Harford County Opens Agricultural Center in Street to Improve Efficiency, Collaboration for Ag Community



County Executive Barry Glassman (center right) and area officials gathering for a ceremonial ribbon-cutting at the Harford County Agricultural Center in Street.


County Executive Barry Glassman welcomed area officials on Saturday, May 5 for a ceremonial ribbon-cutting at Harford County’s new Agricultural Center located at 3525 Conowingo Road in Street. Operating since January, the Center successfully consolidated several agencies serving the agricultural community under one roof to improve efficiency and collaboration. The Center will also promote the future sustainability of the agricultural industry while serving as an educational resource center.


“Now that we’re together, it’s easy to walk across the hall to ask questions or touch base on projects and activities,” said Alice Archer, secretary/treasurer of the Harford County Farm Bureau. “Many of our efforts cross-pollinate between our organizations, so it’s a great advantage to be in meetings together or to share what’s happening with our respective boards and committees. Additionally, new partnerships have formed. For example, with Harford Community College and the agricultural community, and with Steppingstone Museum.”


The consolidation of state and local organizations at the Center will save Harford County government $52K in rent per year and will generate approximately $27K in lease income.
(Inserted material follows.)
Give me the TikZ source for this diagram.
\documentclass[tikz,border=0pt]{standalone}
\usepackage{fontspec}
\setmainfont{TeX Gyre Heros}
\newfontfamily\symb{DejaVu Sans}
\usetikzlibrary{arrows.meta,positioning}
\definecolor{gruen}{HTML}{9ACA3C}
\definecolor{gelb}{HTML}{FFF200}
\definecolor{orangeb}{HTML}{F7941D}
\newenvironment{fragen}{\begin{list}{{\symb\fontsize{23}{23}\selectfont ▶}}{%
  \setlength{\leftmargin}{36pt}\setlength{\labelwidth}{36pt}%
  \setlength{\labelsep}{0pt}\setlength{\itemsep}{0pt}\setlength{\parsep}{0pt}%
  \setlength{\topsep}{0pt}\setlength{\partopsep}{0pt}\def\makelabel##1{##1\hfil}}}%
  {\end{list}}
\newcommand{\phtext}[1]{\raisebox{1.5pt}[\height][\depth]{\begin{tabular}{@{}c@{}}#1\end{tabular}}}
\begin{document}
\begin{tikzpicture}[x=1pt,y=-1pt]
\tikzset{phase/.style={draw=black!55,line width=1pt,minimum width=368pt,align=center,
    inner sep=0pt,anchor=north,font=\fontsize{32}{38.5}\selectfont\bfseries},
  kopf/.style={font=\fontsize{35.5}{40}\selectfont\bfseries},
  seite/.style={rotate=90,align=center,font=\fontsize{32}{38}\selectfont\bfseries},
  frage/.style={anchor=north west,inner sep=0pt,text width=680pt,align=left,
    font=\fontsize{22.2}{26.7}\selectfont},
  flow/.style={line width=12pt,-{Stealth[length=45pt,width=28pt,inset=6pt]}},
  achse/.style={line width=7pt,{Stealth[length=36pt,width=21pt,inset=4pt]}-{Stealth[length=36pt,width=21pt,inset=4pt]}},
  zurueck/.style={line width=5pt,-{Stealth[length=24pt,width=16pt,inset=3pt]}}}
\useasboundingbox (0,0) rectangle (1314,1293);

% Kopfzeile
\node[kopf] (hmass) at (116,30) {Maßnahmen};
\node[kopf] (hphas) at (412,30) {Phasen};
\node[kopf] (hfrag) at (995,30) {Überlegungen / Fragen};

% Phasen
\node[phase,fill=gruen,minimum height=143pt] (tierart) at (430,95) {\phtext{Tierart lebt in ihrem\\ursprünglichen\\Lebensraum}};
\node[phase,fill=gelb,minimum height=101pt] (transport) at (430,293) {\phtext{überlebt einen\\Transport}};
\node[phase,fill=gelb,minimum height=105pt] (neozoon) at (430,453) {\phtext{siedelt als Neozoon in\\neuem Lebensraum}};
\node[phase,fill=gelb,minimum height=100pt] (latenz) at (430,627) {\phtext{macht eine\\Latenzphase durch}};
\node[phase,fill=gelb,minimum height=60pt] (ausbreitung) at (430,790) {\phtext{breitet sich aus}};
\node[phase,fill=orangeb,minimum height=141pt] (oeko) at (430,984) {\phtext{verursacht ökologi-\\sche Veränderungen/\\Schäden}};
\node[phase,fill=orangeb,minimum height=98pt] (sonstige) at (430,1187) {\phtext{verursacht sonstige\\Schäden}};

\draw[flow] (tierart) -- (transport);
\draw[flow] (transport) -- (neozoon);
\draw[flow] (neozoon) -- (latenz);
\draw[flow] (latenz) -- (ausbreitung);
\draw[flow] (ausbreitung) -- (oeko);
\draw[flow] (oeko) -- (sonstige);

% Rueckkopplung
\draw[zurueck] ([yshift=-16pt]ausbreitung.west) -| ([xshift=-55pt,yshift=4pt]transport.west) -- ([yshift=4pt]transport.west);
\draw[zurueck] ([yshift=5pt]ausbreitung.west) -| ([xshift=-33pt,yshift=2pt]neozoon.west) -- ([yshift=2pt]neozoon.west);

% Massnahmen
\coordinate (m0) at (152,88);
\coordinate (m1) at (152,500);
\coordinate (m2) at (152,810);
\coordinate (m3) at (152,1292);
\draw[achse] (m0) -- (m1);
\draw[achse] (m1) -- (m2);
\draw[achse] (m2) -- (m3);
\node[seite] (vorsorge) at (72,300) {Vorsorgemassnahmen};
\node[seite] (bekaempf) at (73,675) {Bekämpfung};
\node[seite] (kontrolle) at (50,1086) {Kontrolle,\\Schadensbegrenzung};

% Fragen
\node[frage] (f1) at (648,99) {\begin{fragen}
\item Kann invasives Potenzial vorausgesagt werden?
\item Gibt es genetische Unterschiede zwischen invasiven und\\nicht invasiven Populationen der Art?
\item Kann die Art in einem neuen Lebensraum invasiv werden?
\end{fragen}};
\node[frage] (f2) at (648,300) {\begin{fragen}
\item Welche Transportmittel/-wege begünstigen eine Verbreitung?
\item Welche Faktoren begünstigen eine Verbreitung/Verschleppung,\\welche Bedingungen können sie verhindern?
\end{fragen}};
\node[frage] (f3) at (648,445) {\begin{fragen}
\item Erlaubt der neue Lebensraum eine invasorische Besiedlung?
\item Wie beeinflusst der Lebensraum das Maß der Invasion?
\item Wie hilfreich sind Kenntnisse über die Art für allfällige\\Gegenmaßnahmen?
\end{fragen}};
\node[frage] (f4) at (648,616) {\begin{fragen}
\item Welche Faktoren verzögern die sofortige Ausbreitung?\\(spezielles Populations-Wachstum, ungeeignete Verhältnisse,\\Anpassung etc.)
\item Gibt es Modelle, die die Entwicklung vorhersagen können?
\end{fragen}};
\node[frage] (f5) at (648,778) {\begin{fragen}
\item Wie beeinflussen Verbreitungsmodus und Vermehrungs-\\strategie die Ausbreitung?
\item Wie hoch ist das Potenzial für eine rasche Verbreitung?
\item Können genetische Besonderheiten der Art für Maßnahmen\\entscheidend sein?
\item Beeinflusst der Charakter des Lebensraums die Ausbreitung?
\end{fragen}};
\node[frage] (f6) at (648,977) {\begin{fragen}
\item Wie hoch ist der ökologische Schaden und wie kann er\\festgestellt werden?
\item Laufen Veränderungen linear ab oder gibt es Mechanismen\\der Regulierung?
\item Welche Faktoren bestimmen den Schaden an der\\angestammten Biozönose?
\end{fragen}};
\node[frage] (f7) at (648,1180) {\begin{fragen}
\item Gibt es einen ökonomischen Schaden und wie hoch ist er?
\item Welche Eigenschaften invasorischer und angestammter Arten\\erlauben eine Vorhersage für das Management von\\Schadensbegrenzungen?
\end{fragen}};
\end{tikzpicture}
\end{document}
Future phases of the project include an open-air farmers’ market, agriculture expo center, and a walking trail connecting to county-owned open space adjacent to the property.
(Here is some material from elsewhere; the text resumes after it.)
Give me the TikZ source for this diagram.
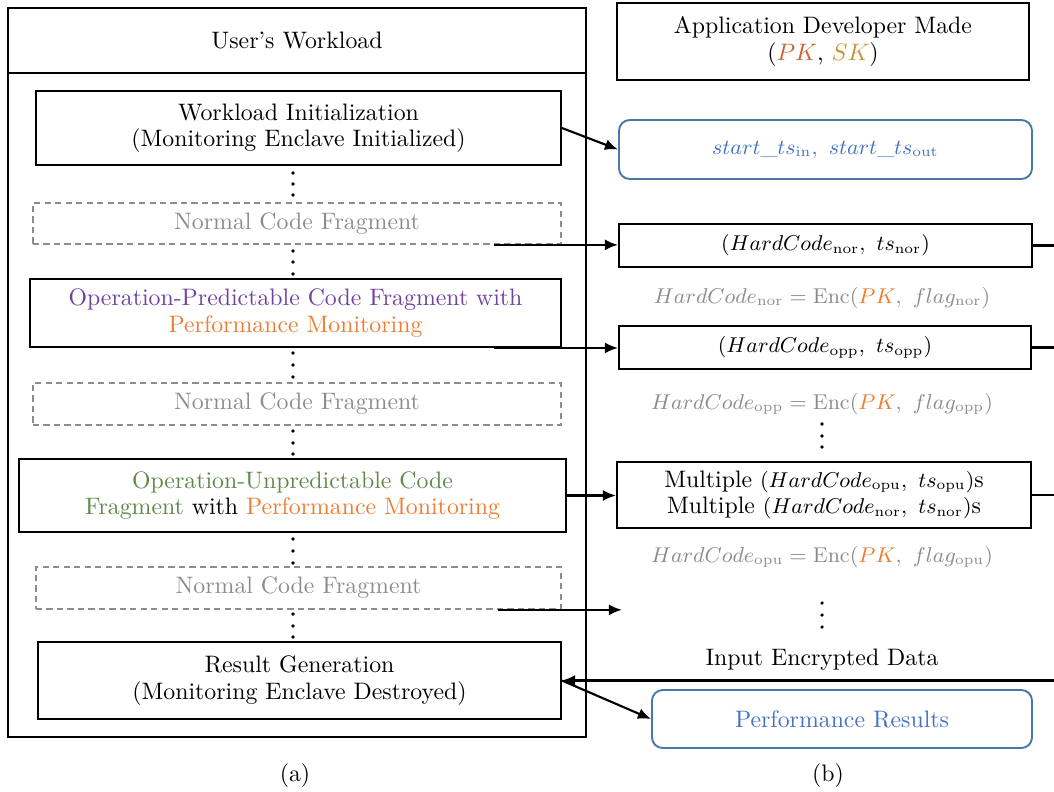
\documentclass[tikz,border=0pt]{standalone}
\usepackage{amsmath}
\usetikzlibrary{arrows.meta,calc}
\definecolor{oppurple}{RGB}{112,66,160}
\definecolor{pmorange}{RGB}{237,125,49}
\definecolor{opugreen}{RGB}{96,136,72}
\definecolor{pkred}{RGB}{204,100,52}
\definecolor{skgold}{RGB}{196,150,58}
\definecolor{resblue}{RGB}{68,114,196}
\definecolor{bordblue}{RGB}{72,120,165}
\definecolor{txtgray}{RGB}{140,140,140}
\newcommand\smallmath[1]{{\fontsize{9.2}{11}\selectfont$#1$}}
\begin{document}
\begin{tikzpicture}[x=0.42pt,y=-0.42pt,
  every node/.style={font=\fontsize{10}{11}\selectfont},
  sz/.style 2 args={minimum width=#1*0.42pt, minimum height=#2*0.42pt},
  box/.style={draw, line width=0.8pt, inner sep=0pt, align=center},
  dbox/.style={draw=txtgray, dashed, dash pattern=on 2.6pt off 1.8pt, line width=0.7pt, inner sep=0pt, align=center, text=txtgray},
  rbox/.style={draw=bordblue, line width=0.8pt, rounded corners=4.5pt, inner sep=0pt, align=center, text=resblue},
  arr/.style={-{Latex[length=5.5pt,width=4.6pt]}, line width=0.9pt},
  plain/.style={line width=0.9pt},
  formula/.style={text=txtgray, inner sep=0pt}]
\useasboundingbox (0,0) rectangle (1054,791);
% ---------- panel (a)
\node[box, sz={578}{729}] (outer) at (297,372.5) {};
\node[box, sz={578}{65}] (hdr) at (297,40.5) {User's Workload};
\node[box, sz={525}{74}] (wi) at (298.5,128) {Workload Initialization\\(Monitoring Enclave Initialized)};
\node[dbox, sz={528}{41}] (n1) at (297,223.5) {Normal Code Fragment};
\node[box, sz={531}{68}] (opp) at (295.5,313) {\textcolor{oppurple}{Operation-Predictable Code Fragment with}\\\textcolor{pmorange}{Performance Monitoring}};
\node[dbox, sz={528}{42}] (n2) at (297,404) {Normal Code Fragment};
\node[box, sz={547}{73}] (opu) at (292.5,495.5) {\textcolor{opugreen}{Operation-Unpredictable Code}\\\textcolor{opugreen}{Fragment} with \textcolor{pmorange}{Performance Monitoring}};
\node[dbox, sz={525}{42}] (n3) at (298.5,588) {Normal Code Fragment};
\node[box, sz={523}{77}] (res) at (299.5,680.5) {Result Generation\\(Monitoring Enclave Destroyed)};
\foreach \y in {173,184,195, 251,262,274, 353,365,377, 431,443,454, 539,551,563, 614,626,637}
  \fill (293,\y) circle[radius=0.75pt];
\node (la) at (295,776) {(a)};
% ---------- panel (b)
\node[box, sz={412}{77}] (dev) at (823,41.5) {Application Developer Made\\(\textcolor{pkred}{$PK$}, \textcolor{skgold}{$SK$})};
\node[rbox, sz={413}{59}] (st) at (825.5,149.5) {\smallmath{start\_ts_{\mathrm{in}},\ start\_ts_{\mathrm{out}}}};
\node[box, sz={413}{43}] (nor) at (825.5,245.5) {\smallmath{(HardCode_{\mathrm{nor}},\ ts_{\mathrm{nor}})}};
\node[formula] (fnor) at (822,298) {\smallmath{HardCode_{\mathrm{nor}}=\mathrm{Enc}(\textcolor{pmorange}{PK},\ flag_{\mathrm{nor}})}};
\node[box, sz={412}{43}] (oppr) at (825,347.5) {\smallmath{(HardCode_{\mathrm{opp}},\ ts_{\mathrm{opp}})}};
\node[formula] (fopp) at (822,404) {\smallmath{HardCode_{\mathrm{opp}}=\mathrm{Enc}(\textcolor{pmorange}{PK},\ flag_{\mathrm{opp}})}};
\node[box, sz={414}{66}] (multi) at (824,495) {Multiple \smallmath{(HardCode_{\mathrm{opu}},\ ts_{\mathrm{opu}})}s\\Multiple \smallmath{(HardCode_{\mathrm{nor}},\ ts_{\mathrm{nor}})}s};
\node[formula] (fopu) at (822,557) {\smallmath{HardCode_{\mathrm{opu}}=\mathrm{Enc}(\textcolor{pmorange}{PK},\ flag_{\mathrm{opu}})}};
\foreach \y in {424,436,447, 603,615,627}
  \fill (822,\y) circle[radius=0.75pt];
\node (inp) at (822,660) {Input Encrypted Data};
\node[rbox, sz={380}{58}] (perf) at (842,719) {Performance Results};
\node (lb) at (828,776) {(b)};
% ---------- connectors
\coordinate (edge) at (1054,0);
\coordinate (free) at (622,607);
\draw[arr] (wi.east) -- (st.west);
\draw[arr] ([xshift=-28.5pt]n1.south east) -- (nor.west |- n1.south);
\draw[arr] ([xshift=-28.5pt]opp.south east) -- (oppr.west |- opp.south);
\draw[arr] (opu.east) -- (multi.west |- opu.east);
\draw[arr] ([xshift=-26.8pt]n3.south east) -- (free |- n3.south);
\draw[plain] (nor.east) -- (nor.east -| edge);
\draw[plain] (oppr.east) -- (oppr.east -| edge);
\draw[plain] (multi.east) -- (multi.east -| edge);
\draw[arr] (edge |- res.east) -- (res.east);
\draw[arr] (res.east) -- (perf.west);
\end{tikzpicture}
\end{document}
Current tenants of the Center are Harford County Soil Conservation District (state and local offices), University of Maryland Extension Office, Maryland Department of Forest Pest Management, and the Harford County Farm Bureau.  The site includes adequate parking for staff and visitors, a large meeting room with a teaching kitchen, and two conference rooms. The Center has additional space available to accommodate the federal Farm Service Agency and Natural Resource Conservation Service in the future.


Rather than construct a new facility the County purchased the existing building, formerly the location of Glen Echo Furniture, and constructed the new parking lot and additional improvements. The Center is next door to the historic Joesting-Gorsuch House, which the Glassman administration saved, relocated and restored in 2016.